The president warned against losing “the moment” — the current bipartisan momentum for criminal justice reform — and urged the group of law enforcement leaders gathered to utilize current efforts to reduce punishments for low-level offenders, most of them charged with drug crimes, to pave the way for broader change. Congress is considering bills to reduce mandatory minimum sentences, and the Obama administration has promoted the early release of some of these men and women. “We’re trying to maybe start with some low-hanging fruit and then we get deeper into it and we figure out more of what works and what doesn’t.”

A significant reduction in the nation’s prison population will require shorter sentences even for violent crimes, and in state as well as federal prisons.

“Rather than think we’re going to solve this all overnight,” the president said, “I’m much more interested in a sustained, steady process.” He also called for better national data collection, adding that “we don’t really do a good job right now.

The president’s comments are part of his current effort to make criminal justice a focal point of his final year in office, and he will be talking about the issue during events across the country over the next two weeks. On Wednesday, he spoke in West Virginia about ways to improve treatment for heroin and prescription-drug abuse.

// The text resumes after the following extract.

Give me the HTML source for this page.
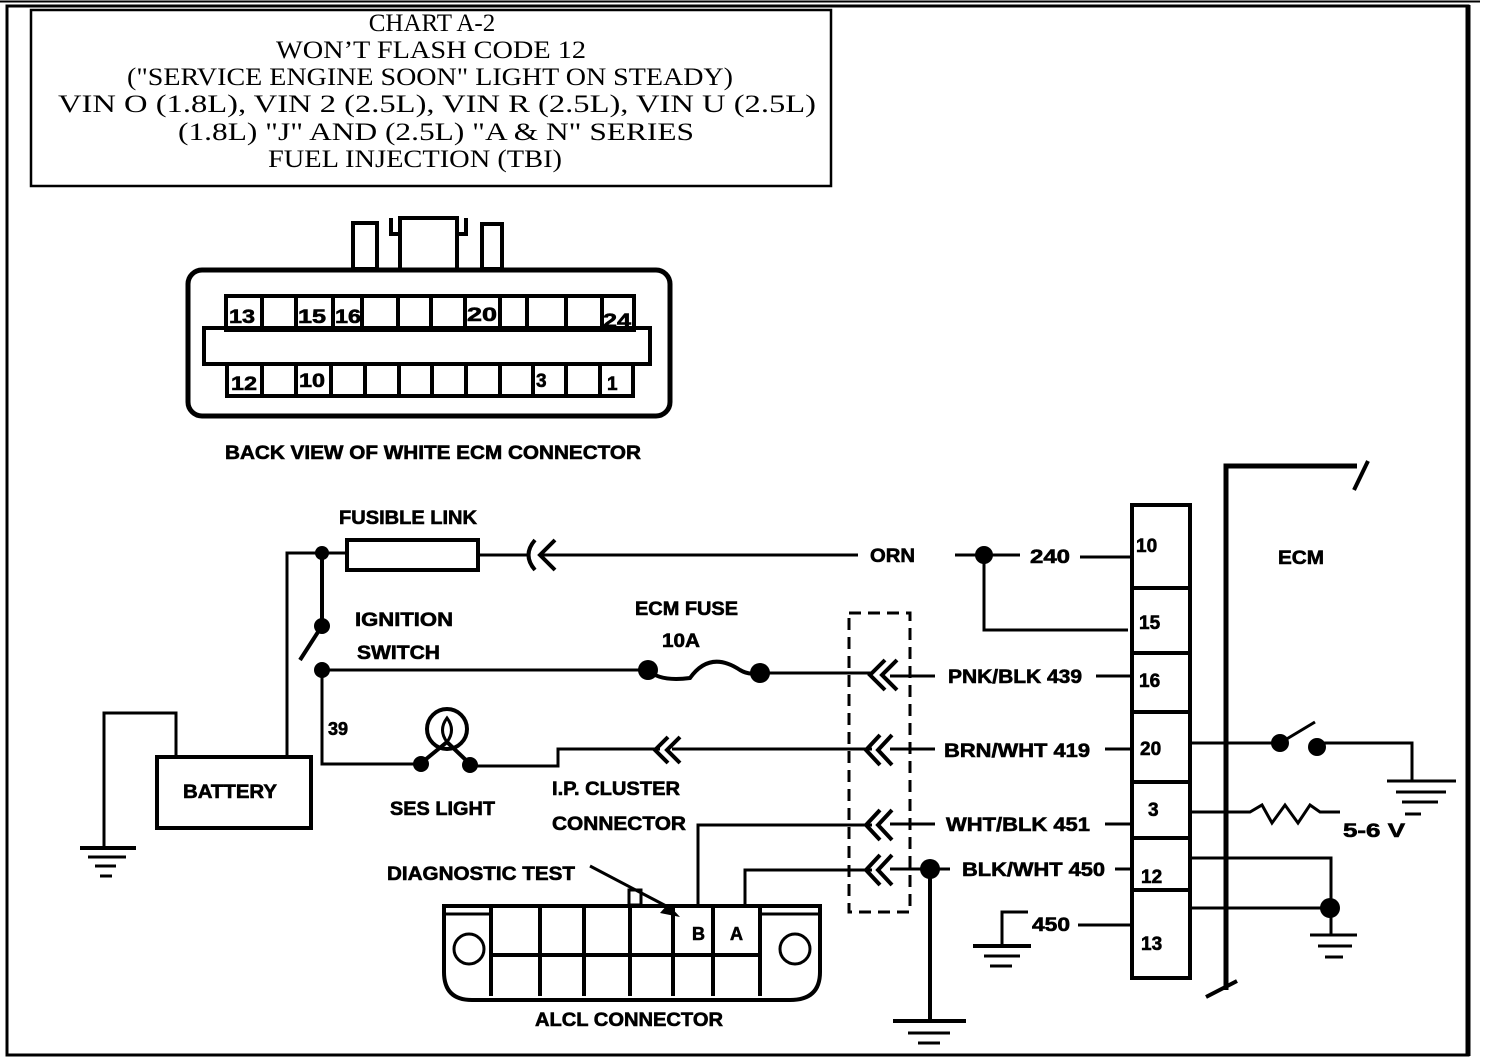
<!DOCTYPE html>
<html><head><meta charset="utf-8"><style>
html,body{margin:0;padding:0;background:#fff;}
svg{display:block;}
.t{font-family:"Liberation Serif",serif;font-size:25px;fill:#000;}
.b{font-family:"Liberation Sans",sans-serif;font-weight:bold;font-size:19px;fill:#000;stroke:#000;stroke-width:0.6;}
</style></head><body>
<svg width="1504" height="1060" viewBox="0 0 1504 1060" xmlns="http://www.w3.org/2000/svg">
<g fill="none" stroke="#000" stroke-width="3">
<line x1="0" y1="1.5" x2="1480" y2="1.5" stroke-width="2"/>
<rect x="7" y="6" width="1461" height="1049" stroke-width="3"/>
<line x1="1468" y1="5" x2="1468" y2="1056" stroke-width="5"/>
<rect x="31" y="10" width="800" height="176" stroke-width="2.5"/>
</g>
<g class="t" text-anchor="middle">
<text x="432" y="31" class="t">CHART A-2</text>
<text x="431" y="58" class="t" textLength="310" lengthAdjust="spacingAndGlyphs">WON’T FLASH CODE 12</text>
<text x="430" y="85" class="t" textLength="606" lengthAdjust="spacingAndGlyphs">("SERVICE ENGINE SOON" LIGHT ON STEADY)</text>
<text x="437" y="112" class="t" textLength="758" lengthAdjust="spacingAndGlyphs">VIN O (1.8L), VIN 2 (2.5L), VIN R (2.5L), VIN U (2.5L)</text>
<text x="436" y="140" class="t" textLength="516" lengthAdjust="spacingAndGlyphs">(1.8L) "J" AND (2.5L) "A &amp; N" SERIES</text>
<text x="415" y="167" class="t" textLength="294" lengthAdjust="spacingAndGlyphs">FUEL INJECTION (TBI)</text>
</g>

<g fill="none" stroke="#000" stroke-width="5">
<rect x="188" y="270" width="482" height="146" rx="14"/>
<rect x="353" y="223" width="24" height="46" stroke-width="4"/>
<rect x="482" y="224" width="20" height="45" stroke-width="4"/>
<path d="M400 268 V218 H457 V268" stroke-width="4"/>
<path d="M391 218 V234 H400 M466 218 V234 H457" stroke-width="4"/>
<rect x="226" y="296" width="408" height="34" stroke-width="4"/>
<rect x="204" y="328" width="446" height="36" stroke-width="4"/>
<rect x="227" y="364" width="406" height="32" stroke-width="4"/>
</g>
<g stroke="#000" stroke-width="4">
<line x1="262" y1="296" x2="262" y2="330"/><line x1="296" y1="296" x2="296" y2="330"/><line x1="333" y1="296" x2="333" y2="330"/>
<line x1="362" y1="296" x2="362" y2="330"/><line x1="398" y1="296" x2="398" y2="330"/><line x1="431" y1="296" x2="431" y2="330"/>
<line x1="465" y1="296" x2="465" y2="330"/><line x1="500" y1="296" x2="500" y2="330"/><line x1="527" y1="296" x2="527" y2="330"/>
<line x1="566" y1="296" x2="566" y2="330"/><line x1="602" y1="296" x2="602" y2="330"/>
<line x1="262" y1="364" x2="262" y2="396"/><line x1="296" y1="364" x2="296" y2="396"/><line x1="331" y1="364" x2="331" y2="396"/>
<line x1="365" y1="364" x2="365" y2="396"/><line x1="399" y1="364" x2="399" y2="396"/><line x1="432" y1="364" x2="432" y2="396"/>
<line x1="466" y1="364" x2="466" y2="396"/><line x1="500" y1="364" x2="500" y2="396"/><line x1="533" y1="364" x2="533" y2="396"/>
<line x1="566" y1="364" x2="566" y2="396"/><line x1="600" y1="364" x2="600" y2="396"/>
</g>
<g class="b" font-size="21">
<text x="229" y="323" textLength="26" lengthAdjust="spacingAndGlyphs">13</text><text x="298" y="323" textLength="28" lengthAdjust="spacingAndGlyphs">15</text><text x="335" y="323" textLength="26" lengthAdjust="spacingAndGlyphs">16</text><text x="467" y="321" textLength="30" lengthAdjust="spacingAndGlyphs">20</text><text x="603" y="327" textLength="28" lengthAdjust="spacingAndGlyphs">24</text>
<text x="231" y="390" textLength="26" lengthAdjust="spacingAndGlyphs">12</text><text x="299" y="387" textLength="26" lengthAdjust="spacingAndGlyphs">10</text><text x="536" y="387">3</text><text x="607" y="390">1</text>
</g>
<text x="225" y="459" class="b" textLength="416" lengthAdjust="spacingAndGlyphs">BACK VIEW OF WHITE ECM CONNECTOR</text>

<g fill="none" stroke="#000" stroke-width="3">
<path d="M287 757 V553 H322"/>
<line x1="322" y1="553" x2="346" y2="553"/>
<rect x="347" y="540" width="131" height="30" stroke-width="4"/>
<line x1="478" y1="555" x2="528" y2="555"/>
<line x1="540" y1="555" x2="858" y2="555"/>
<path d="M535 540 Q522 555 535 570 M555 540 L540 555 L555 570" stroke-width="4"/>
<line x1="955" y1="555" x2="1020" y2="555"/>
<line x1="1080" y1="557" x2="1132" y2="557"/>
<path d="M984 555 V630 H1128"/>
<line x1="322" y1="553" x2="322" y2="622" stroke-width="4"/>
<line x1="318" y1="632" x2="300" y2="660" stroke-width="4"/>
<path d="M322 670 V764 H420"/>
<line x1="322" y1="670" x2="648" y2="670"/>
<path d="M648 670 Q660 682 690 678 Q710 650 740 670 Q750 676 760 672" stroke-width="4"/>
<line x1="760" y1="673" x2="872" y2="673"/>
<line x1="890" y1="676" x2="935" y2="676"/>
<line x1="1096" y1="676" x2="1132" y2="676"/>
<circle cx="447" cy="729" r="20" stroke-width="4"/>
<path d="M447 718 Q438 730 447 742 Q456 730 447 718 Z" stroke-width="3"/>
<path d="M420 764 L447 742 L470 764" stroke-width="4"/>
<path d="M470 766 H558 V749 H660"/>
<line x1="672" y1="749" x2="872" y2="749"/>
<line x1="890" y1="749" x2="935" y2="749"/>
<line x1="1105" y1="749" x2="1132" y2="749"/>
<path d="M698 905 V825 H872"/>
<line x1="890" y1="824" x2="935" y2="824"/>
<line x1="1105" y1="824" x2="1132" y2="824"/>
<path d="M745 905 V870 H872"/>
<line x1="890" y1="869" x2="950" y2="869"/>
<line x1="1115" y1="869" x2="1132" y2="869"/>
<line x1="930" y1="869" x2="930" y2="1020" stroke-width="4"/>
<rect x="849" y="613" width="61" height="299" stroke-dasharray="12 7" stroke-width="3"/>
<path d="M885 660 L870 675 L885 690 M897 660 L882 675 L897 690" stroke-width="4"/>
<path d="M668 737 L655 750 L668 763 M680 737 L667 750 L680 763" stroke-width="4"/>
<path d="M880 735 L866 750 L880 765 M892 735 L878 750 L892 765" stroke-width="4"/>
<path d="M880 810 L866 825 L880 840 M892 810 L878 825 L892 840" stroke-width="4"/>
<path d="M880 855 L866 870 L880 885 M892 855 L878 870 L892 885" stroke-width="4"/>
<line x1="893" y1="1021" x2="966" y2="1021" stroke-width="4"/>
<line x1="908" y1="1033" x2="950" y2="1033" stroke-width="3"/>
<line x1="918" y1="1043" x2="940" y2="1043" stroke-width="3"/>
<rect x="157" y="757" width="154" height="71" stroke-width="4"/>
<path d="M176 757 V713 H104 V846"/>
<line x1="80" y1="848" x2="136" y2="848" stroke-width="4"/>
<line x1="88" y1="857" x2="126" y2="857" stroke-width="3"/>
<line x1="95" y1="866" x2="116" y2="866" stroke-width="3"/>
<line x1="100" y1="876" x2="112" y2="876" stroke-width="3"/>
<rect x="1132" y="505" width="58" height="473" stroke-width="4"/>
<line x1="1132" y1="588" x2="1190" y2="588" stroke-width="4"/>
<line x1="1132" y1="653" x2="1190" y2="653" stroke-width="4"/>
<line x1="1132" y1="712" x2="1190" y2="712" stroke-width="4"/>
<line x1="1132" y1="782" x2="1190" y2="782" stroke-width="4"/>
<line x1="1132" y1="838" x2="1190" y2="838" stroke-width="4"/>
<line x1="1132" y1="890" x2="1190" y2="890" stroke-width="4"/>
<path d="M1226 990 V466 H1357" stroke-width="5"/>
<line x1="1354" y1="490" x2="1368" y2="461" stroke-width="4"/>
<line x1="1206" y1="997" x2="1237" y2="981" stroke-width="4"/>
<line x1="1190" y1="743" x2="1280" y2="743"/>
<line x1="1280" y1="743" x2="1315" y2="722"/>
<path d="M1318 743 H1412 V780"/>
<line x1="1387" y1="781" x2="1456" y2="781" stroke-width="3"/>
<line x1="1396" y1="792" x2="1446" y2="792" stroke-width="3"/>
<line x1="1402" y1="802" x2="1438" y2="802" stroke-width="3"/>
<line x1="1405" y1="814" x2="1421" y2="814" stroke-width="3"/>
<path d="M1190 812 H1250 L1262 805 L1272 823 L1285 805 L1298 823 L1310 805 L1320 812 H1340"/>
<path d="M1190 858 H1331 V935"/>
<line x1="1190" y1="908" x2="1330" y2="908"/>
<line x1="1310" y1="935" x2="1357" y2="935" stroke-width="3"/>
<line x1="1318" y1="946" x2="1352" y2="946" stroke-width="3"/>
<line x1="1325" y1="957" x2="1343" y2="957" stroke-width="3"/>
<line x1="1078" y1="925" x2="1132" y2="925"/>
<path d="M1028 912 H1002 V945"/>
<line x1="973" y1="946" x2="1031" y2="946" stroke-width="4"/>
<line x1="984" y1="956" x2="1020" y2="956" stroke-width="3"/>
<line x1="990" y1="966" x2="1012" y2="966" stroke-width="3"/>
<path d="M444 906 H820 V972 Q820 1000 790 1000 H472 Q444 1000 444 972 Z" stroke-width="4"/>
<line x1="444" y1="914" x2="491" y2="914"/>
<line x1="760" y1="914" x2="820" y2="914"/>
<line x1="491" y1="906" x2="491" y2="996" stroke-width="4"/>
<line x1="540" y1="906" x2="540" y2="996" stroke-width="4"/>
<line x1="584" y1="906" x2="584" y2="996" stroke-width="4"/>
<line x1="630" y1="906" x2="630" y2="996" stroke-width="4"/>
<line x1="673" y1="906" x2="673" y2="996" stroke-width="4"/>
<line x1="713" y1="906" x2="713" y2="996" stroke-width="4"/>
<line x1="760" y1="906" x2="760" y2="996" stroke-width="4"/>
<line x1="491" y1="955" x2="760" y2="955" stroke-width="4"/>
<circle cx="469" cy="949" r="15"/>
<circle cx="795" cy="949" r="15"/>
<rect x="629" y="890" width="12" height="15" stroke-width="3"/>
<line x1="590" y1="866" x2="670" y2="908" stroke-width="3"/>
</g>
<path d="M680 917 L660 913 L668 904 Z" fill="#000"/>
<g fill="#000">
<circle cx="322" cy="553" r="7"/>
<circle cx="322" cy="626" r="8"/>
<circle cx="322" cy="670" r="8"/>
<circle cx="648" cy="670" r="10"/>
<circle cx="760" cy="673" r="10"/>
<circle cx="421" cy="764" r="8"/>
<circle cx="470" cy="765" r="8"/>
<circle cx="984" cy="555" r="9"/>
<circle cx="930" cy="869" r="10"/>
<circle cx="1280" cy="743" r="9"/>
<circle cx="1317" cy="747" r="9"/>
<circle cx="1330" cy="908" r="10"/>
</g>
<g class="b">
<text x="339" y="524" textLength="138" lengthAdjust="spacingAndGlyphs">FUSIBLE LINK</text>
<text x="355" y="626" textLength="98" lengthAdjust="spacingAndGlyphs">IGNITION</text>
<text x="357" y="659" textLength="83" lengthAdjust="spacingAndGlyphs">SWITCH</text>
<text x="635" y="615" textLength="103" lengthAdjust="spacingAndGlyphs">ECM FUSE</text>
<text x="662" y="647" textLength="38" lengthAdjust="spacingAndGlyphs">10A</text>
<text x="328" y="735" font-size="18">39</text>
<text x="390" y="815" textLength="105" lengthAdjust="spacingAndGlyphs">SES LIGHT</text>
<text x="552" y="795" textLength="128" lengthAdjust="spacingAndGlyphs">I.P. CLUSTER</text>
<text x="552" y="830" textLength="134" lengthAdjust="spacingAndGlyphs">CONNECTOR</text>
<text x="183" y="798" textLength="94" lengthAdjust="spacingAndGlyphs">BATTERY</text>
<text x="387" y="880" textLength="188" lengthAdjust="spacingAndGlyphs">DIAGNOSTIC TEST</text>
<text x="535" y="1026" textLength="188" lengthAdjust="spacingAndGlyphs">ALCL CONNECTOR</text>
<text x="692" y="940" font-size="18">B</text>
<text x="730" y="940" font-size="18">A</text>
<text x="870" y="562" textLength="45" lengthAdjust="spacingAndGlyphs">ORN</text>
<text x="1030" y="563" textLength="40" lengthAdjust="spacingAndGlyphs">240</text>
<text x="948" y="683" textLength="134" lengthAdjust="spacingAndGlyphs">PNK/BLK 439</text>
<text x="944" y="757" textLength="146" lengthAdjust="spacingAndGlyphs">BRN/WHT 419</text>
<text x="946" y="831" textLength="144" lengthAdjust="spacingAndGlyphs">WHT/BLK 451</text>
<text x="962" y="876" textLength="143" lengthAdjust="spacingAndGlyphs">BLK/WHT 450</text>
<text x="1032" y="931" textLength="38" lengthAdjust="spacingAndGlyphs">450</text>
<text x="1343" y="837" textLength="62" lengthAdjust="spacingAndGlyphs">5-6 V</text>
<text x="1278" y="564" textLength="46" lengthAdjust="spacingAndGlyphs">ECM</text>
<text x="1136" y="552">10</text>
<text x="1139" y="629">15</text>
<text x="1139" y="687">16</text>
<text x="1140" y="755">20</text>
<text x="1148" y="816">3</text>
<text x="1141" y="883">12</text>
<text x="1141" y="950">13</text>
</g>
</svg>
</body></html>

But Obama also tied the current problems of the criminal justice system to broader national currents of inequality: “As a society, if we are not investing in opportunity for poor kids, and then we expect just the police and prosecutors to keep them out of sight and out of mind, that's a failed strategy.”

The two law enforcement leaders on stage with the president asked the federal government to make more funds available to local communities and states for programs to divert the mentally ill and drug offenders from jails and prisons.

“The arrests aren’t stopping,” Beck, the Los Angeles chief, said. “But we’ve got to have somewhere for them to go. And it can’t just be 48 hours in the local lockup and then right back on the street corner where they came from.”

Other law enforcement leaders in the room agreed on the need for Congress to allocate money for states and local communities to offer more diversion programs. "We do rely on the federal government to be able to provide funding to get a lot of these things in place,” said Jim Peschong, the chief of police in the City of Lincoln and Lancaster County, Neb. The 1994 Violent Crime Control and Law Enforcement Act — a major driver of the nation’s rise in incarceration over the last two decades — gave grant money to states to keep some prisoners incarcerated for longer periods.

The comments of the police chiefs and prosecutors who watched the panel suggested how much the mood in some law enforcement circles has changed since the era in which that law was passed. “The greatest sin I committed was I silenced my critical mind as a young prosecutor,” said Dean Esserman, who is now the police chief in New Haven, Conn. “I did what I was told."

Several of the law enforcement leaders watching Obama candidly agreed with his assessment of how tough criminal justice policies, many of which they enforced during their career, have led to the erosion of trust between members of their profession and black communities. Though the Black Lives Matter movement traces its history to the acquittal of George Zimmerman in the shooting death of Trayvon Martin in 2012, it gained prominence after a series of deaths of black men at the hands of police officers, which the movement sees as connected to the history of racial inequality in the U.S.

“Until the 1960s and 70s, local law enforcement were the enforcers of Jim Crow laws,” said John Scott Thompson, chief of the Camden County Police Department in New Jersey. “We have a lot of ground to make up.”